Humans are not naturally driven to maximize their own pleasure, any more than the things other animals are driven to do necessarily give them pleasure. As a male spider is being ripped apart by its mate so that it can reproduce, I don't think it has some recourse to rationalizations that make that event pleasant, even if it is something that serves his own genetic ends. He accepts that what is happening is proper for some unrelated reason.

Our own determination of our ends is often equally distant from pleasure. We surely don't raise our children in the way that gives us the most pleasure, or they would end up pretty terribly malformed characterologically. We realize that both we and they suffer through their development for reasons that may well pay off for them only after we are dead, if ever. The pleasure we get from them does not really offset the sacrifices we choose to make, and we would make those same sacrifices for a child that caused us only pain, even if we could not tortuously rewrap that behavior into some convenient feeling that we could relabel as pleasure.

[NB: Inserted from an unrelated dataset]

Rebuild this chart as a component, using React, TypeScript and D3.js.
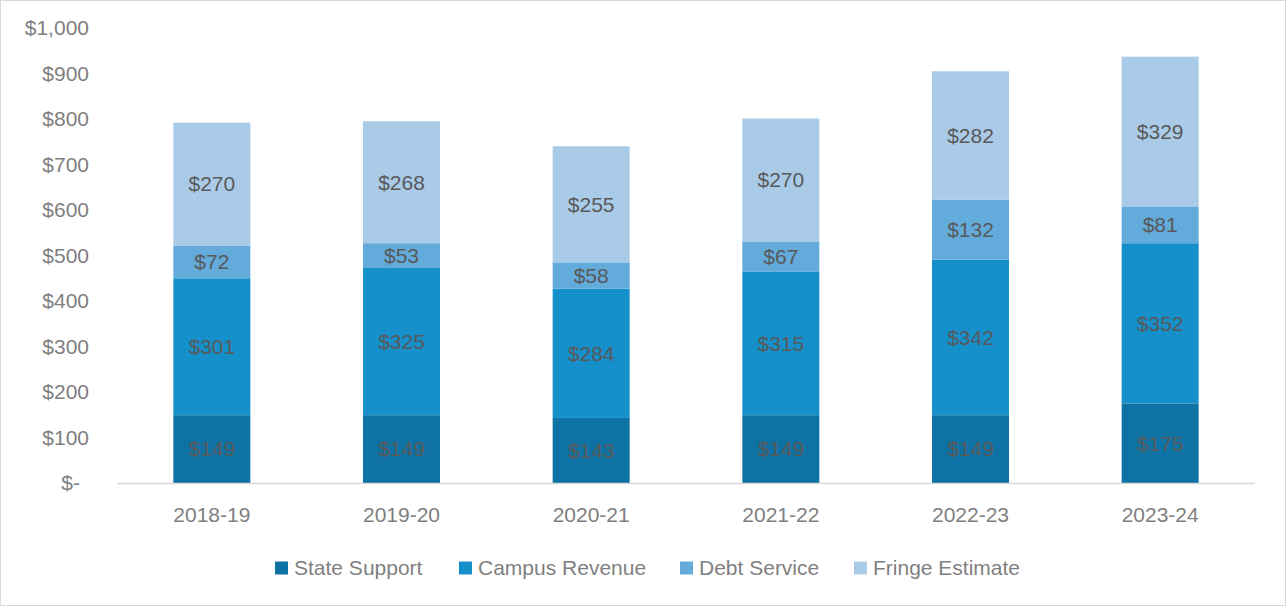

We are driven in this way, and in others, instead, by a need for faith, and a resulting dedication to rules and consistency outside our wish to be happy. And that is what Kant is attempting to speak to throughout his ethics. Autonomy is simply making decisions for ourselves, and not being driven to make them by some outside force.

When we try to raise our children as we ought, because we genuinely feel there is a way we ought to raise them, we are asserting autonomy. If we bowed entirely to any force, be it our own pleasure or social norms, without considering what we consider proper in our own eyes, we would be driven by heteronymy.